### Job
Which lines in the material below contain the word "this"? Copy each of them.
==== Input records
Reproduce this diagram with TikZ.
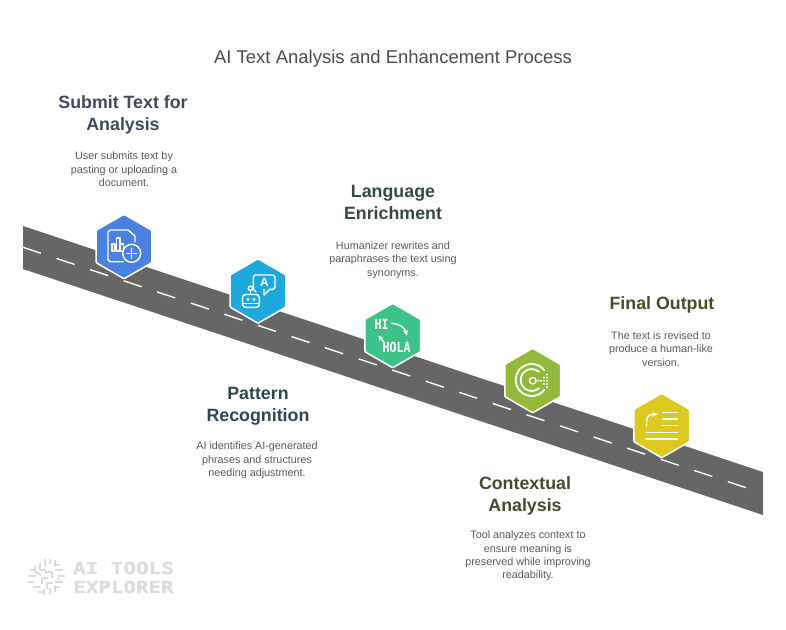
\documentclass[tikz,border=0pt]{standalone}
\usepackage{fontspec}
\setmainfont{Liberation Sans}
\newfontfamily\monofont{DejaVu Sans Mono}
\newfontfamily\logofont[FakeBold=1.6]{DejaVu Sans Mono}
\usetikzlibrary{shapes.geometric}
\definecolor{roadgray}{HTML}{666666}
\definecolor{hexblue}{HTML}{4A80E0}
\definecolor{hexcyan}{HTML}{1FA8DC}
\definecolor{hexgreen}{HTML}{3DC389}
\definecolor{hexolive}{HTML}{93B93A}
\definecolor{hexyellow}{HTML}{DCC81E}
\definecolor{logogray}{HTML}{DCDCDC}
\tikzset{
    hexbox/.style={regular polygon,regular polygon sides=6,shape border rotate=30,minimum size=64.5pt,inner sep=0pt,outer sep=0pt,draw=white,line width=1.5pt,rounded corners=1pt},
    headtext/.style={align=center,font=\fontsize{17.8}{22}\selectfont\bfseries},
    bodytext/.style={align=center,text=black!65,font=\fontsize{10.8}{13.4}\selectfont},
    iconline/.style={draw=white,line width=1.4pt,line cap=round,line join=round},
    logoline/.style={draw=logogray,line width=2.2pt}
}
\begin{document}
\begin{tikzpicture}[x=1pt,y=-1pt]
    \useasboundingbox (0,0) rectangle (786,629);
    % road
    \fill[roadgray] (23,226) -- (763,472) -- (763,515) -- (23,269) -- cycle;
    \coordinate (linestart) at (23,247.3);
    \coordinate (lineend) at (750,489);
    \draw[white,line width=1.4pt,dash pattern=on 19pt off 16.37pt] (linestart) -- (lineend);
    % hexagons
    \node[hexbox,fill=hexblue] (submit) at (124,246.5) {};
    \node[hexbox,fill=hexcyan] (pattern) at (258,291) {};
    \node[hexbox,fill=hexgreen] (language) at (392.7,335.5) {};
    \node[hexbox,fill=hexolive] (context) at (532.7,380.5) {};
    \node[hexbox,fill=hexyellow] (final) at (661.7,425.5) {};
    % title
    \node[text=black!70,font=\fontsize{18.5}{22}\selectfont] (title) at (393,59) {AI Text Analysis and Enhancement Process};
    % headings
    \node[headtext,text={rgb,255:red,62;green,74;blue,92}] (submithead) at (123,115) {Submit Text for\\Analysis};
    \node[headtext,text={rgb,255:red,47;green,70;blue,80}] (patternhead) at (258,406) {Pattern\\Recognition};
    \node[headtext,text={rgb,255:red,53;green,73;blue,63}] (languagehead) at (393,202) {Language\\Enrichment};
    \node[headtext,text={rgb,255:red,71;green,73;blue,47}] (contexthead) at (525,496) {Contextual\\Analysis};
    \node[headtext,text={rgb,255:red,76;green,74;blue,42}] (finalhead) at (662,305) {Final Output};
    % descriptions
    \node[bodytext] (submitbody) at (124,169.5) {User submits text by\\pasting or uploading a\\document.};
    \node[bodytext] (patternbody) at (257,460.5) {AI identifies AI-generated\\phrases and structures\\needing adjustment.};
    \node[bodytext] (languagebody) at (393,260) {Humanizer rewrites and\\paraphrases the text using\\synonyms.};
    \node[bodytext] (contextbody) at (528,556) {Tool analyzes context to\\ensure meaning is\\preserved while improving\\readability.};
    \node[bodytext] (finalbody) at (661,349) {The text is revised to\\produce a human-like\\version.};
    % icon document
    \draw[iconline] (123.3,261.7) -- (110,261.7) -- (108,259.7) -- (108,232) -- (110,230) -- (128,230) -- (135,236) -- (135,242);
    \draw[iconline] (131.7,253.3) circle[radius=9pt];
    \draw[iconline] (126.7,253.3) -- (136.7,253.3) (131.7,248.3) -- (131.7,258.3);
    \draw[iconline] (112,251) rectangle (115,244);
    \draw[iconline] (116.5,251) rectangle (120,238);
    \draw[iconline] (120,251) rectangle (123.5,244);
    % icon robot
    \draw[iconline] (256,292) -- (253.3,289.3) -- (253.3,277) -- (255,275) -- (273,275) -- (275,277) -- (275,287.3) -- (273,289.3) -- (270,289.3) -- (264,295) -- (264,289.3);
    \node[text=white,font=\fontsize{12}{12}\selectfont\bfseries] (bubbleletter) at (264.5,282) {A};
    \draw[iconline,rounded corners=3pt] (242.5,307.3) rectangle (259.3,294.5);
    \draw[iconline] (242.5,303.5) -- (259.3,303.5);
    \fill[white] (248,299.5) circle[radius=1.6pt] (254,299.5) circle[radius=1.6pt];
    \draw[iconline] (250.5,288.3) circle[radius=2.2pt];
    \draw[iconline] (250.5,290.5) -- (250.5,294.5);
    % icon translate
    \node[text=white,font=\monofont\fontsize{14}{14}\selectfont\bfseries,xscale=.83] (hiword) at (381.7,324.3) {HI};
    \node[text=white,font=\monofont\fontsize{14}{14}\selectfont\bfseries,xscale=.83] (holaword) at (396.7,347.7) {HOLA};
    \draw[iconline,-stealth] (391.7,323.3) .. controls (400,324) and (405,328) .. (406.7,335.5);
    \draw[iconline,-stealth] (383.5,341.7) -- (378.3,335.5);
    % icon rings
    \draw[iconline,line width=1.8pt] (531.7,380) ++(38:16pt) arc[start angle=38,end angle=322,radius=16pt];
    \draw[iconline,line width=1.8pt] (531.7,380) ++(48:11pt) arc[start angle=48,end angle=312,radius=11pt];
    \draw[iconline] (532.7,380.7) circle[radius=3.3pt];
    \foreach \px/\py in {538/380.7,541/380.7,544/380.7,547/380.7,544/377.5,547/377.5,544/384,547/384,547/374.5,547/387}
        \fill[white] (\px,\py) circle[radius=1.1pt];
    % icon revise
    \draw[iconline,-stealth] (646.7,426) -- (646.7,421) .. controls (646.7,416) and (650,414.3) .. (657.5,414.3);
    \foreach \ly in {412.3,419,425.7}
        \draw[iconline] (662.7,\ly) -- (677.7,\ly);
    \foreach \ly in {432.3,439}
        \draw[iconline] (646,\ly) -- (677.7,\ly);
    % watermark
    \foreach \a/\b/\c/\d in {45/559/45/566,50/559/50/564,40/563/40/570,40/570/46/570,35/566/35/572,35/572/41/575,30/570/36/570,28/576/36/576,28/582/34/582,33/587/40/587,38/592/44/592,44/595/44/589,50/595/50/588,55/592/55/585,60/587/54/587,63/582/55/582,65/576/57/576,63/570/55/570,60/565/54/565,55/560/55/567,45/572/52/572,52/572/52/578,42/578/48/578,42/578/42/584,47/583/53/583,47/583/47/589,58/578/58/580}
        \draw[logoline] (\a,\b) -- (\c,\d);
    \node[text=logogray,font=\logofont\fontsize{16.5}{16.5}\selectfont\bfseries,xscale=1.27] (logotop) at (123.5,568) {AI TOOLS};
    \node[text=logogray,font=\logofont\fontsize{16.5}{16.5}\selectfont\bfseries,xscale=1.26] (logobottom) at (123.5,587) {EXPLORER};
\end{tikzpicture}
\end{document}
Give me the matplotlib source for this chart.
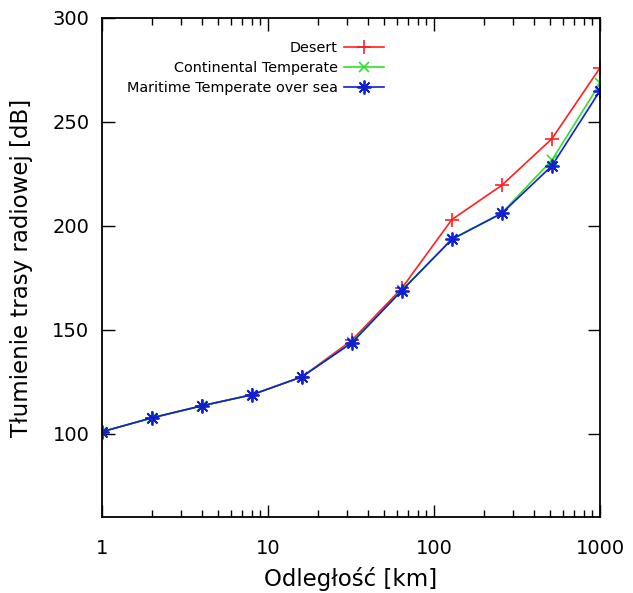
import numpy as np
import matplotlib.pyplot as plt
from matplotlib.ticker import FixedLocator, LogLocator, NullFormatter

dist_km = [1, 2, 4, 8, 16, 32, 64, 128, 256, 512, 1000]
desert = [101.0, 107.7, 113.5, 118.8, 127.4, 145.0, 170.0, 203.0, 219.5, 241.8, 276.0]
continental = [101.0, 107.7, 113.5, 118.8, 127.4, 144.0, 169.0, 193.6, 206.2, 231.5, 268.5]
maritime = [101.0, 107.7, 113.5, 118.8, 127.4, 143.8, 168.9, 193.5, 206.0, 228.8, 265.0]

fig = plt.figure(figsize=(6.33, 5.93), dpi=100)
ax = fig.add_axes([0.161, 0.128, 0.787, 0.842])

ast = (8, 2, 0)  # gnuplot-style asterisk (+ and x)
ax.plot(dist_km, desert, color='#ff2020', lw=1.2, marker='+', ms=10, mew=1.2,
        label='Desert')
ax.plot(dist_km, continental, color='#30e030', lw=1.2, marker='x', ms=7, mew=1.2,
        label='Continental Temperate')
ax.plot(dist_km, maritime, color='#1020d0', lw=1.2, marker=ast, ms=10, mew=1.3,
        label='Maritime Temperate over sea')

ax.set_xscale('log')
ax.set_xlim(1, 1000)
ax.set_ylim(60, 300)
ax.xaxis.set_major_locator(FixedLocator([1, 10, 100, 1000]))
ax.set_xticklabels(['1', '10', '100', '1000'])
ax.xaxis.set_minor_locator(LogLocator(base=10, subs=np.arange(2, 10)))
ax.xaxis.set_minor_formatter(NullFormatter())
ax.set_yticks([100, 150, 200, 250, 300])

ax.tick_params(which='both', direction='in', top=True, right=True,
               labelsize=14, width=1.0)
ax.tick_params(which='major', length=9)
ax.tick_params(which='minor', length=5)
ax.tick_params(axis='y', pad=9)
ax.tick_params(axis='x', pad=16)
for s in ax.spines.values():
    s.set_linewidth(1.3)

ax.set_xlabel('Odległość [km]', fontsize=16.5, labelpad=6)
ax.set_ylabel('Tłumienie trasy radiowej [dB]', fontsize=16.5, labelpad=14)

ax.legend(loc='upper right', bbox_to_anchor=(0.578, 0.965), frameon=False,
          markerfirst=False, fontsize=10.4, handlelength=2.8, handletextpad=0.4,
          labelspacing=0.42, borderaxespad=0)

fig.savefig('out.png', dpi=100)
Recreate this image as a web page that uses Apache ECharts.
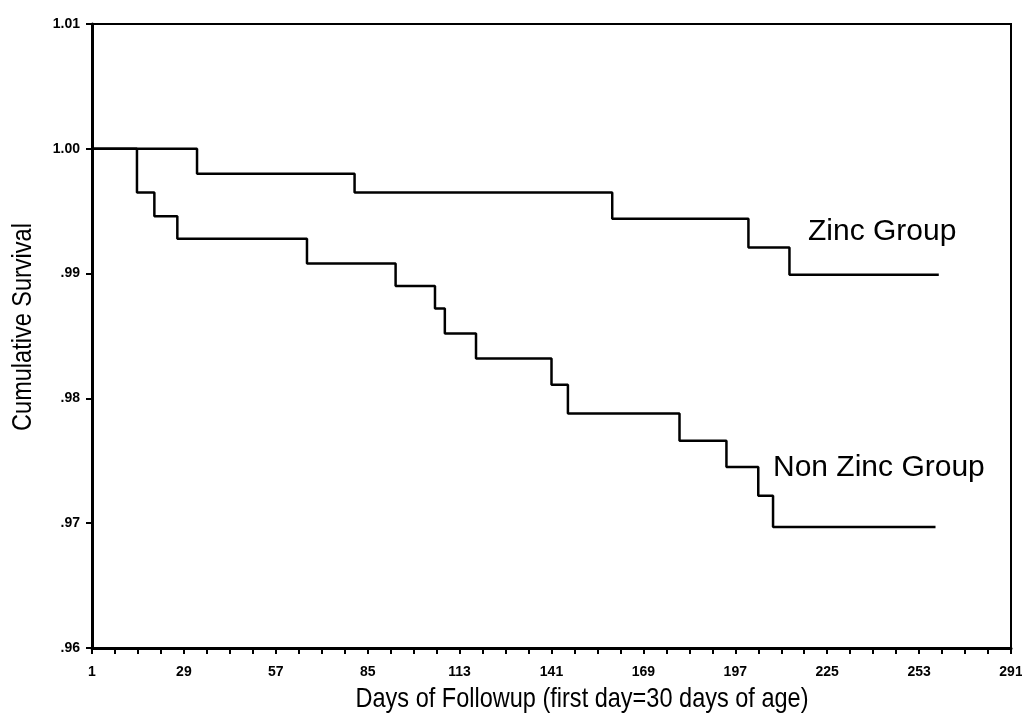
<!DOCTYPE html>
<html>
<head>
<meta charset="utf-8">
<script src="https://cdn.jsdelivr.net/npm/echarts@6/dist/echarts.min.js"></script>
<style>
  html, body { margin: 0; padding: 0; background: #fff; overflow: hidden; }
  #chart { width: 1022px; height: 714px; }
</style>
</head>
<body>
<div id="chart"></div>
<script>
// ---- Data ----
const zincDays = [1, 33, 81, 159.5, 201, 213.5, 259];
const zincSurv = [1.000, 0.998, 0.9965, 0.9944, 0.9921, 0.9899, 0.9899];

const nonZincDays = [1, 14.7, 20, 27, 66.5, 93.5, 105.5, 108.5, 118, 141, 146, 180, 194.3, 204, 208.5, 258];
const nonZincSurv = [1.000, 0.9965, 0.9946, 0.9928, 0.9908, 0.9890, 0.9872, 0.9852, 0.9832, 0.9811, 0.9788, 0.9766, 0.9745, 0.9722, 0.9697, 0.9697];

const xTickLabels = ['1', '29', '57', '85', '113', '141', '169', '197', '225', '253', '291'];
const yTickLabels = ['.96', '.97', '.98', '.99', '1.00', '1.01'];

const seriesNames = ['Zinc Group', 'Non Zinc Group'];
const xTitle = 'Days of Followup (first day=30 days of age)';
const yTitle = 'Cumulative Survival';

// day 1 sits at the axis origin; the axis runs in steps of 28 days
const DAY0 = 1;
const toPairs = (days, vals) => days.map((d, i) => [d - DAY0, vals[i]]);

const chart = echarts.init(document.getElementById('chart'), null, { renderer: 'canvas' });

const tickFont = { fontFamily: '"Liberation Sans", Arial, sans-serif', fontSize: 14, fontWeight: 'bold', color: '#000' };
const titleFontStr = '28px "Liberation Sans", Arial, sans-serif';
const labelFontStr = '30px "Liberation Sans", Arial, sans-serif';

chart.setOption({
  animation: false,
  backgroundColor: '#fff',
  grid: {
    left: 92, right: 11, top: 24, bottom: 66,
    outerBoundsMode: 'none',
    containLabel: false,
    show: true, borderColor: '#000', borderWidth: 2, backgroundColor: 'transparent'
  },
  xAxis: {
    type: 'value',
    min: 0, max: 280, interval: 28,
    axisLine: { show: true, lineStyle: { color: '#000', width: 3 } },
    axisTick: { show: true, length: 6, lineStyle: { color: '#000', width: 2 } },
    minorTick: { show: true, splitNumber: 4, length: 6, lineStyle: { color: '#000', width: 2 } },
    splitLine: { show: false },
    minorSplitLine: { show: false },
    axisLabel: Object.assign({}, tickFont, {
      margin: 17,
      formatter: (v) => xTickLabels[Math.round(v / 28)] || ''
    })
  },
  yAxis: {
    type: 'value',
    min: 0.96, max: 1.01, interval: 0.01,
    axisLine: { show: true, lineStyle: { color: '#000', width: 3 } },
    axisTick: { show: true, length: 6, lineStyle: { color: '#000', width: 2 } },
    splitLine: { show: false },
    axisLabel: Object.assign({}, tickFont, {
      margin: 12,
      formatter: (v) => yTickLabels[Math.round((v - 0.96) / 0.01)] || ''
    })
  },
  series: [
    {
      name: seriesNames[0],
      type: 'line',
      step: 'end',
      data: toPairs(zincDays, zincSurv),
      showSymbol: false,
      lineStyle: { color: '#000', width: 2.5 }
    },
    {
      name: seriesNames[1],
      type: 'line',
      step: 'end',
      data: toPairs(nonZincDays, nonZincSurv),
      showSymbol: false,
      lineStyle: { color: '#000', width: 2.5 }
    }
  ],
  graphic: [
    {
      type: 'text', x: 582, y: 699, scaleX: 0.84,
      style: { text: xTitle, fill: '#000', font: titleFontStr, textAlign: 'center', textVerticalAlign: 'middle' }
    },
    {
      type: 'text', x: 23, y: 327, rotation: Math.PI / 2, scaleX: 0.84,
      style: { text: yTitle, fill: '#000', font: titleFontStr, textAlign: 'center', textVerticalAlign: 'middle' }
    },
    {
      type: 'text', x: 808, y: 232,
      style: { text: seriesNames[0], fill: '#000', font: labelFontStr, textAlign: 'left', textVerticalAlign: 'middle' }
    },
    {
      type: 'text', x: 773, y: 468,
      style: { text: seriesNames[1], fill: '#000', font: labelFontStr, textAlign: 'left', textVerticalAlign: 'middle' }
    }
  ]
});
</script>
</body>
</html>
========
### Written response
Reproduce this diagram with TikZ.
Give me the matplotlib source for this chart.
Recreate this image as a web page that uses Apache ECharts.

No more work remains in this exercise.